Rice also believes that parents must take an active role in pushing for advanced technologies in their school systems, as well as consider purchasing computer systems for home use.
"The United States is becoming more service oriented," he explains. "And now, some businesses are faxing work to third world countries where the labor pool is less expensive. We're going to have to teach students how to use technology so that we don't lose business to other countries in the long run."
High-tech education tools at a glance
Interactive video systems combine optical disk technology with a microcomputer for the features of an audio tape recorder, slide projector, 16 mm film projector, and computer floppy disk on one storage medium.

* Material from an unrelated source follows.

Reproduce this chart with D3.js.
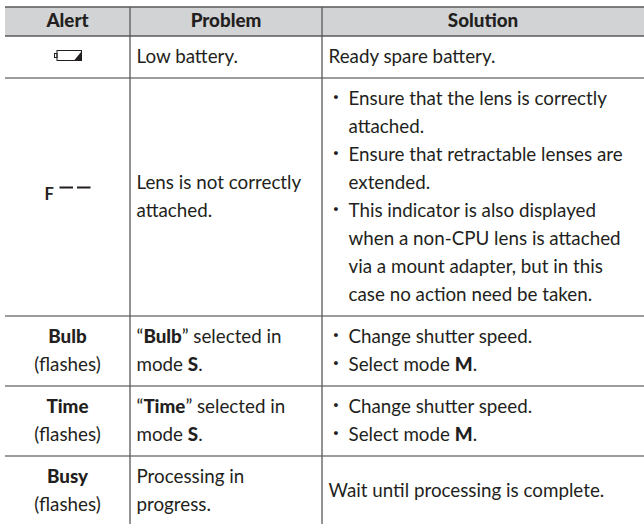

Another interactive learning tool is the CD-ROM (compact disk read-only memory) system, which is designed primarily for text and graphics applications, but is capable of delivering full-motion video on screen.
CDI (compact disk interactive) systems incorporate data, computer software, and a CD player into a single system, resulting in capabilities for high-quality graphics and full-motion video.
And DVI (digital video interactive) systems integrate all digital technology into a system that delivers full-motion video, audio, graphics, text, and computer software on one optical disk.